Dated around 1837, the painting portrays the children of the family with Bélizaire, an enslaved fifteen-year-old boy. The work is attributed to Jacques Guillaume Lucien Amans, a French painter residing in New Orleans. Elizabeth, Léontine, and Frederick Jr. are pictured in their garden and looking at the artist, while Bélizaire stands above them, looking away deep in thought with his arms crossed.

The depiction of the boy, shown in an individualistic and realistic way, along with the children of the family is very rare. Indeed, the figure of Bélizaire was painted over, possibly during the late 19th century or around 1900, during a period of renewed racial violence in the United States.

A History of Slavery

The story of Bélizaire and his mother, as well as his enslavers, has been researched by Katy Morlas Shannon, a historian.

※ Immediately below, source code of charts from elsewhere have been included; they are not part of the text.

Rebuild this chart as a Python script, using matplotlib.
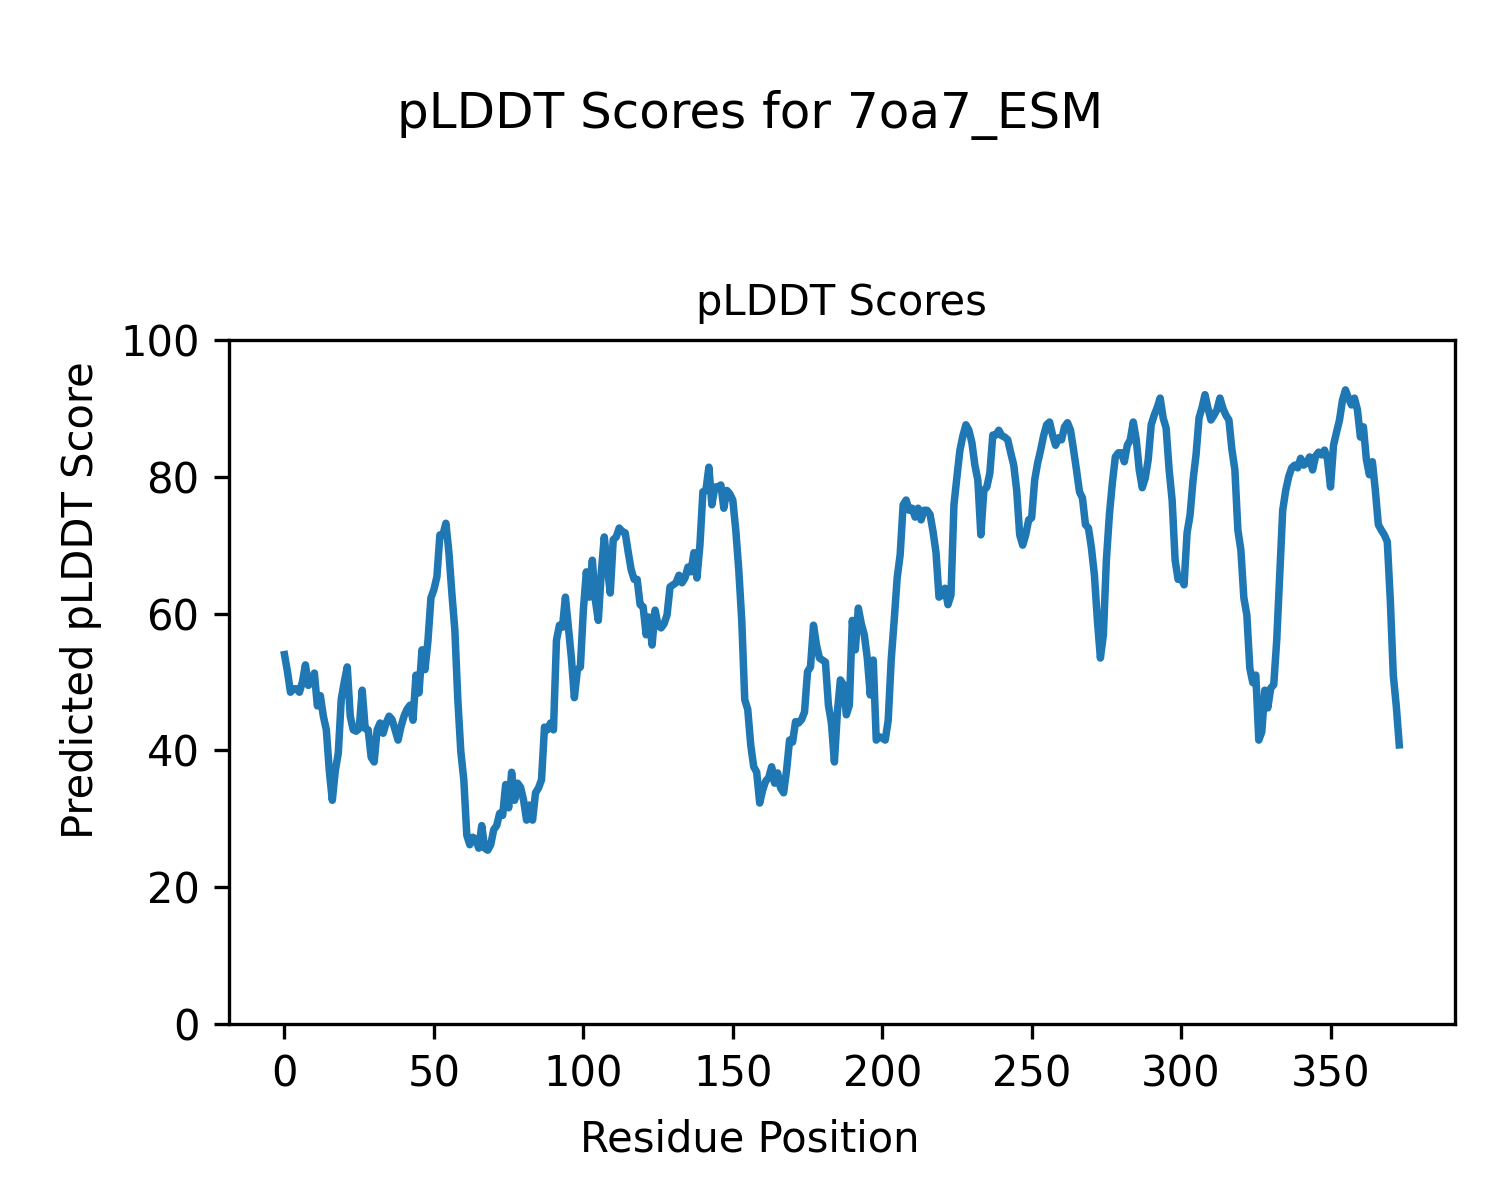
import matplotlib
matplotlib.use("Agg")
import matplotlib.pyplot as plt
import numpy as np

# pLDDT per residue
plddt = [
    54, 51.5, 48.5, 49, 49, 48.5, 50, 52.5, 49.5, 50,
    51.3, 46.5, 48, 45, 43, 37, 32.7, 37, 39.6, 47.5,
    50, 52.2, 45, 43, 42.8, 43.2, 48.8, 43.2, 43, 39,
    38.3, 43, 44, 42.5, 44, 45, 44.5, 43, 41.5, 43.5,
    45, 46, 46.6, 44.4, 51, 48.4, 54.7, 51.8, 56, 62.3,
    63.5, 65.4, 71.5, 71.5, 73.2, 69, 63, 57.6, 47.4, 39.8,
    35.7, 27.6, 26.2, 27.3, 27, 25.7, 29, 25.7, 25.4, 26.2,
    28.4, 29, 30.8, 30.5, 35, 31.6, 36.8, 32.7, 35.2, 34.6,
    32.7, 29.8, 32, 29.8, 33.8, 34.5, 35.7, 43.4, 43, 44,
    43, 56.1, 58.3, 58, 62.4, 58, 53.5, 47.7, 51.8, 52.2,
    60.5, 66.1, 62.4, 67.8, 62, 59, 66, 71.2, 67, 63,
    70.8, 71.2, 72.5, 72, 71.8, 69, 66.4, 65, 65, 61.3,
    61, 56.9, 59.5, 55.4, 60.5, 58.3, 57.9, 58.5, 59.8, 63.9,
    64.2, 64.5, 65.6, 64.5, 65.2, 66.8, 66.1, 68.9, 65.2, 70,
    77.8, 78, 81.4, 75.9, 78.5, 78.5, 78.8, 75.4, 78, 77.5,
    76.6, 72.2, 66.4, 59, 47.4, 46, 40.8, 37.6, 36.8, 32.3,
    34.2, 35.5, 36, 37.6, 35.2, 36.7, 34.5, 33.8, 37.1, 41.5,
    41.2, 44.2, 44, 44.5, 45.6, 51.5, 52.2, 58.3, 55.4, 53.5,
    53.2, 52.9, 46.6, 44, 38.3, 45.6, 50.3, 49.6, 45.2, 46.6,
    59, 54.7, 60.8, 58.5, 56.9, 53.5, 48.1, 53.2, 41.5, 42,
    41.8, 41.5, 44.4, 53.2, 59, 65.2, 68.6, 75.9, 76.6, 75.1,
    75.4, 74.1, 75.4, 73.7, 75.1, 75.1, 74.5, 72, 68.9, 62.4,
    62.7, 63.7, 61.3, 62.7, 75.9, 80, 83.9, 86, 87.6, 86.8,
    85, 81.7, 79.5, 71.5, 78, 78.5, 80.5, 86.1, 86.1, 86.8,
    86, 85.8, 85.4, 83.5, 81.7, 78, 71.5, 70, 71.5, 73.7,
    74, 79.5, 82, 83.9, 86, 87.6, 88, 86.1, 84.6, 85.7,
    85.4, 87.3, 87.9, 86.8, 84, 81, 77.8, 76.9, 73, 72.5,
    69.6, 65.6, 59, 53.5, 56.9, 67.8, 74.4, 79.1, 82.9, 83.5,
    83.5, 82.2, 84.6, 85.4, 88, 85.4, 81, 78.4, 79.8, 82.5,
    87.6, 89, 90.1, 91.5, 88.6, 87.1, 81, 76.6, 67.8, 65,
    65.2, 64.2, 71.8, 74.4, 79.5, 83.2, 88.6, 90.1, 92, 90,
    88.3, 89, 89.8, 91.5, 90, 89, 88.3, 84, 81, 72.2,
    69.3, 62.3, 59.8, 52, 49.9, 51, 41.5, 42.7, 48.8, 46.2,
    49.1, 49.6, 56.1, 65.6, 75.1, 78, 80, 81.3, 81.7, 81.3,
    82.7, 81.7, 82, 82.9, 81, 83, 83.6, 83.2, 83.9, 82.5,
    78.5, 84.6, 86.5, 88.3, 91.2, 92.7, 91.5, 90.5, 91.5, 89.8,
    85.8, 87.3, 82.5, 80.3, 82.2, 78, 73, 72.2, 71.5, 70.5,
    62, 51, 46.5, 40.8,
]
residues = np.arange(len(plddt))

fig = plt.figure(figsize=(5, 4), dpi=300)
ax = fig.add_axes([0.1525, 0.1467, 0.8175, 0.57])
ax.plot(residues, plddt, linewidth=1.8)
ax.set_ylim(0, 100)
ax.set_title('pLDDT Scores', fontsize=10)

# shared labels placed on the figure
fig.text(0.5, 0.04, 'Residue Position', ha='center')
fig.text(0.04, 0.5, 'Predicted pLDDT Score', va='center', rotation='vertical')
fig.suptitle('pLDDT Scores for 7oa7_ESM', y=0.925)
fig.savefig('out.png', dpi=300)
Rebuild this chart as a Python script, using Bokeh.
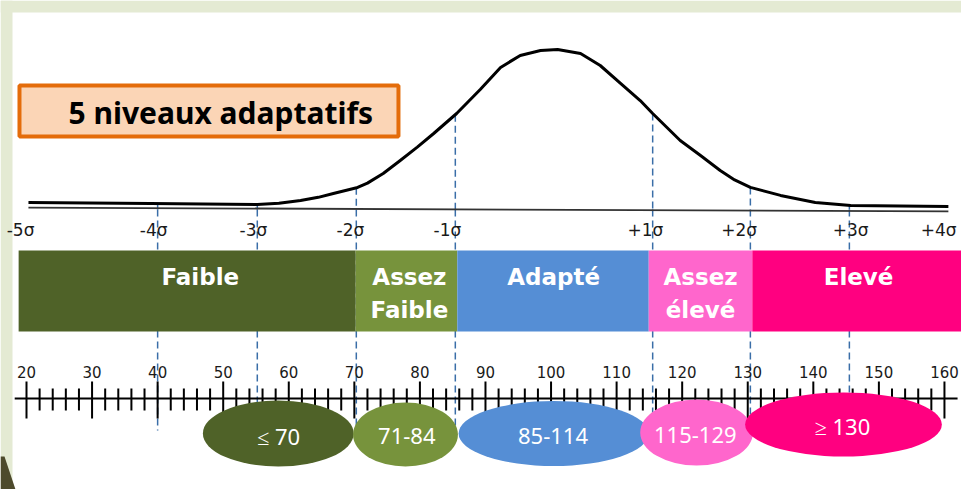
import numpy as np
from bokeh.plotting import figure
from bokeh.models import Range1d
from bokeh.core.properties import value
from bokeh.embed import file_html
from bokeh.resources import INLINE

# ---------------- data ----------------
# bell curve: IQ position and relative height (% of peak)
curve_iq = [20.3, 38.9, 55.2, 58.5, 61.8, 64.5, 66.8, 70.5, 72.0, 74.4, 77.0, 79.6,
            82.1, 85.6, 89.2, 92.3, 95.3, 98.4, 101.0, 104.5, 107.5, 110.6, 113.6,
            115.5, 119.7, 122.8, 125.8, 128.0, 130.4, 135.0, 140.3, 145.7, 160.6]
curve_height = [4.4, 3.8, 3.1, 3.9, 5.6, 7.6, 10.0, 13.8, 16.5, 22.5, 30.6, 39.0,
                47.5, 60.0, 75.0, 88.8, 96.3, 99.4, 100.0, 97.5, 90.0, 78.8, 68.1,
                60.0, 43.1, 33.8, 24.4, 18.5, 13.8, 8.8, 4.4, 2.5, 1.9]
baseline_iq = [20.3, 160.6]
baseline_height = [1.2, -1.2]

# sigma marks
sigma_labels = ["-5σ", "-4σ", "-3σ", "-2σ", "-1σ", "+1σ", "+2σ", "+3σ", "+4σ"]
sigma_label_iq = [19.1, 39.4, 54.6, 69.4, 84.2, 114.4, 128.7, 145.7, 159.1]
sigma_line_iq = [40.0, 55.2, 70.3, 85.4, 115.5, 130.4, 145.5]

# the five adaptive levels
level_names_1 = ["Faible", "Assez", "Adapté", "Assez", "Elevé"]
level_names_2 = ["", "Faible", "", "élevé", ""]
level_left = [18.8, 70.2, 85.7, 114.9, 130.7]
level_right = [70.2, 85.7, 114.9, 130.7, 163.0]
level_label_iq = [46.5, 78.4, 100.4, 122.8, 146.9]
level_colors = ["#4f6228", "#77933c", "#558ed5", "#ff66cc", "#ff0080"]

# IQ ranges (ellipses)
range_labels = ["≤ 70", "71-84", "85-114", "115-129", "≥ 130"]
range_center_iq = [58.4, 77.8, 100.4, 122.2, 144.6]
range_width_iq = [23.0, 16.0, 29.0, 17.2, 30.0]
range_label_iq = [58.45, 78.0, 100.3, 122.0, 144.45]

# IQ scale
major_ticks = [20, 30, 40, 50, 60, 70, 80, 90, 100, 110, 120, 130, 140, 150, 160]
minor_ticks = [22, 24, 26, 28, 32, 34, 36, 38, 42, 44, 46, 48, 52, 54, 56, 58,
               62, 64, 66, 68, 72, 74, 76, 78, 82, 84, 86, 88, 92, 94, 96, 98,
               102, 104, 106, 108, 112, 114, 116, 118, 122, 124, 126, 128,
               132, 134, 136, 138, 142, 144, 146, 148, 152, 154, 156, 158]
tick_labels = [str(t) for t in major_ticks]

title_text = "5 niveaux adaptatifs"

# ---------------- figure ----------------
W, H = 961, 489
X0, X1 = 16.035, 162.6          # IQ range covered by the page width
PX = (X1 - X0) / W              # IQ units per pixel
p = figure(width=W, height=H, output_backend="svg", toolbar_location=None,
           x_range=Range1d(X0, X1), y_range=Range1d(0, H),
           min_border=0, outline_line_color=None,
           background_fill_color="white", border_fill_color="white")
p.axis.visible = False
p.grid.visible = False
p.extra_y_ranges = {"curve": Range1d(-175.0, 130.625)}


def Y(page_y):
    # layout helper: vertical position measured from the top of the page
    return H - page_y


# decorative frame
p.quad(left=[X0], right=[X1], bottom=[Y(12)], top=[Y(0)],
       fill_color="#e4ead3", line_color=None)
p.quad(left=[X0], right=[X0 + 12 * PX], bottom=[Y(489)], top=[Y(0)],
       fill_color="#e4ead3", line_color=None)
p.patch(x=[X0, X0 + 4 * PX, X0 + 15 * PX, X0], y=[Y(456), Y(456), Y(489), Y(489)],
        fill_color="#4d4a2c", line_color=None)

# dashed sigma lines (upper part: from the curve down to the baseline)
tops = np.interp(sigma_line_iq, curve_iq, curve_height)
p.segment(x0=sigma_line_iq, y0=list(tops), x1=sigma_line_iq, y1=[0] * len(sigma_line_iq),
          y_range_name="curve", line_color="#3a6ea8", line_width=1.5, line_dash="7 4")
# lower part: from baseline through the level bar to the IQ scale
p.segment(x0=sigma_line_iq, y0=[Y(209)] * len(sigma_line_iq),
          x1=sigma_line_iq, y1=[Y(430)] * len(sigma_line_iq),
          line_color="#3a6ea8", line_width=1.5, line_dash="7 4")

# baseline and curve
p.line(baseline_iq, baseline_height, y_range_name="curve", line_color="#333333", line_width=1.8)
p.line(curve_iq, curve_height, y_range_name="curve", line_color="black", line_width=3,
       line_join="round")

# sigma labels
p.text(x=sigma_label_iq, y=[Y(229)] * len(sigma_label_iq), text=sigma_labels,
       text_font=value("DejaVu Sans"), text_font_size="17px", text_align="center",
       text_baseline="middle", text_color="#1a1a1a")

# level bars
p.quad(left=level_left, right=level_right, bottom=[Y(331)] * 5, top=[Y(250)] * 5,
       fill_color=level_colors, line_color=None)
p.text(x=level_label_iq, y=[Y(276)] * 5, text=level_names_1,
       text_font=value("DejaVu Sans"), text_font_style="bold", text_font_size="23px",
       text_align="center", text_baseline="middle", text_color="white")
p.text(x=level_label_iq, y=[Y(309)] * 5, text=level_names_2,
       text_font=value("DejaVu Sans"), text_font_style="bold", text_font_size="23px",
       text_align="center", text_baseline="middle", text_color="white")

# IQ scale
p.segment(x0=[18.2], y0=[Y(398)], x1=[162.0], y1=[Y(398)], line_color="black", line_width=2)
p.segment(x0=major_ticks, y0=[Y(381)] * len(major_ticks), x1=major_ticks,
          y1=[Y(418)] * len(major_ticks), line_color="black", line_width=2)
p.segment(x0=minor_ticks, y0=[Y(388)] * len(minor_ticks), x1=minor_ticks,
          y1=[Y(410)] * len(minor_ticks), line_color="black", line_width=2)
p.text(x=major_ticks, y=[Y(371)] * len(major_ticks), text=tick_labels,
       text_font=value("DejaVu Sans"), text_font_size="15px", text_align="center",
       text_baseline="middle", text_color="#1a1a1a")

# range ellipses
ell_y = [Y(433), Y(434), Y(433), Y(432), Y(424)]
ell_h = [66, 64, 65, 66, 64]
p.ellipse(x=range_center_iq, y=ell_y, width=range_width_iq, height=ell_h,
          fill_color=level_colors, line_color=None)
p.text(x=range_label_iq, y=[Y(435), Y(435), Y(435), Y(434), Y(425)],
       text=range_labels, text_font=value("Noto Sans"), text_font_size="22px",
       text_align="center", text_baseline="middle", text_color="white")

# title box
p.quad(left=[18.93], right=[76.73], bottom=[Y(136)], top=[Y(85)],
       fill_color="#fbd5b6", line_color="#e46c0a", line_width=4)
p.text(x=[26.4], y=[Y(112)], text=[title_text], text_font=value("Noto Sans"),
       text_font_style="bold", text_font_size="30px", text_align="left",
       text_baseline="middle", text_color="black")

open("out.html", "w").write(file_html(p, INLINE))
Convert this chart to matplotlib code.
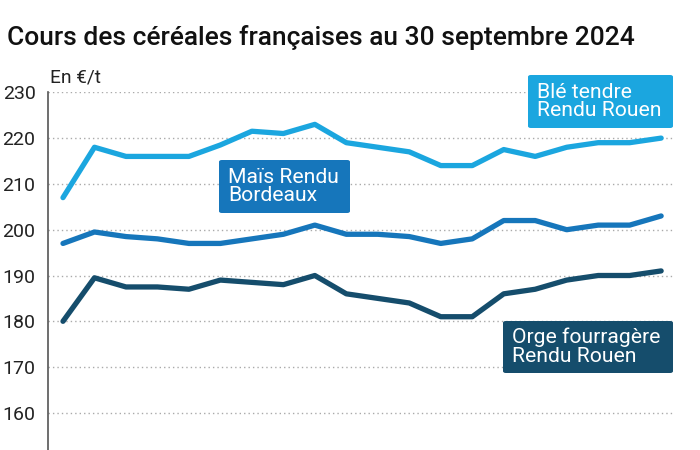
import matplotlib
matplotlib.use("Agg")
import matplotlib.pyplot as plt
from matplotlib.patches import FancyBboxPatch

plt.rcParams['font.family'] = ['Roboto', 'DejaVu Sans']

title = "Cours des céréales françaises au 30 septembre 2024"
unit_label = "En €/t"
x_index = list(range(20))
ble = [207, 218, 216, 216, 216, 218.5, 221.5, 221, 223, 219,
       218, 217, 214, 214, 217.5, 216, 218, 219, 219, 220]
mais = [197, 199.5, 198.5, 198, 197, 197, 198, 199, 201, 199,
        199, 198.5, 197, 198, 202, 202, 200, 201, 201, 203]
orge = [180, 189.5, 187.5, 187.5, 187, 189, 188.5, 188, 190, 186,
        185, 184, 181, 181, 186, 187, 189, 190, 190, 191]
yticks = [160, 170, 180, 190, 200, 210, 220, 230]
series_labels = ["Blé tendre\nRendu Rouen", "Maïs Rendu\nBordeaux",
                 "Orge fourragère\nRendu Rouen"]

c_ble = "#1ba6df"
c_mais = "#1676bb"
c_orge = "#154d6c"

W, H = 700, 450
fig = plt.figure(figsize=(7, 4.5), dpi=100)
ax = fig.add_axes([48 / W, 0, (675 - 48) / W, 1 - 92.3 / H])

for ys, col in [(ble, c_ble), (mais, c_mais), (orge, c_orge)]:
    ax.plot(x_index, ys, color=col, lw=3.8, solid_joinstyle='round',
            solid_capstyle='round', zorder=3)

ax.set_xlim(-0.476, 19.44)
ax.set_ylim(151.9, 230)
ax.set_yticks(yticks)
ax.set_yticklabels([str(v) for v in yticks], fontsize=14, color="#222222")
ax.set_xticks([])
ax.tick_params(axis='y', length=0, pad=9)
for s in ['top', 'right', 'bottom']:
    ax.spines[s].set_visible(False)
ax.spines['left'].set_color("#555555")
ax.spines['left'].set_linewidth(1.2)
ax.grid(axis='y', linestyle=(0, (1, 2.2)), color="#aaaaaa", lw=1.0, zorder=0)
ax.set_axisbelow(True)
ax.patch.set_alpha(0)

fig.text(7 / W, 1 - 45 / H, title, fontsize=19, fontweight='medium', color="#111111",
         ha='left', va='baseline')
fig.text(50 / W, 1 - 83 / H, unit_label, fontsize=13.8, color="#222222",
         ha='left', va='baseline')

def label(x0, x1, y0, y1, txt, col):
    box = FancyBboxPatch((x0 / W, 1 - y1 / H), (x1 - x0) / W, (y1 - y0) / H,
                         boxstyle="round,pad=0,rounding_size=0.004",
                         transform=fig.transFigure, fc=col, ec='none', zorder=5)
    fig.add_artist(box)
    fig.text((x0 + 9) / W, 1 - (y0 + y1) / 2 / H, txt, fontsize=15.2, color="white",
             ha='left', va='center', linespacing=0.98, zorder=6)

label(528, 673, 75, 128, series_labels[0], c_ble)
label(219, 350, 160, 213, series_labels[1], c_mais)
label(503, 673, 321, 373, series_labels[2], c_orge)

fig.savefig("out.png", dpi=100)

Bélizaire and his mother, Sally, were acquired by the Freys in 1828. Sally was probably the house cook, and Bélizaire also worked at home. Frederick Frey was a German merchant, who had moved to the New Orleans French Quarter to live with his wife, Coralie D’Aunoy Favre, from a local and wealthy family.

Soon after the portrait was painted, the three Frey children had died. The family had encountered massive debt and sold Bélizaire in 1857. He went to work on a large sugar plantation in Louisiana, the Evergreen Plantation.

The Hidden Painting

Katy Morlas Shannon was hired by an art collector who had gotten the painting from an antiques dealer in Virginia. The painting came from a Christie’s auction where the piece from the collection of the New Orleans Museum of Art was being sold.

Bélizaire’s image was still hidden, and the New Orleans Museum claimed that it hadn’t displayed the painting because of its poor condition and the uncertainty of the subjects.

However, the passion of collector Jeremy K. Simien gave new life to the portrait. He had it restored and investigated the history of the subjects, including the slave Belizaire.

Judging by the type of paint used and the cracks on it, art conservation specialist Craig Crawford guesses Bélizaire was painted out around 1900, during a time of deepening segregation and violence toward Black people in the American South.

“No white person of any social standing in New Orleans at that time would have wanted a Black person portrayed with their family on their wall,” Shannon has said.

Although the realities of slavery have been buried in the sands of time, history can at times give us a peek into how things actually were such as with this portrait of the family children and their slave. In the Antebellum South, the capillary phenomenon of slavery had led most families who could afford it to acquire slaves.

The distribution and mingling of slaves with the families they served led to some of the slaves being freed or educated. While the depiction of plantation life is often imagined rather than documented explicitly, snippets like this one are precious.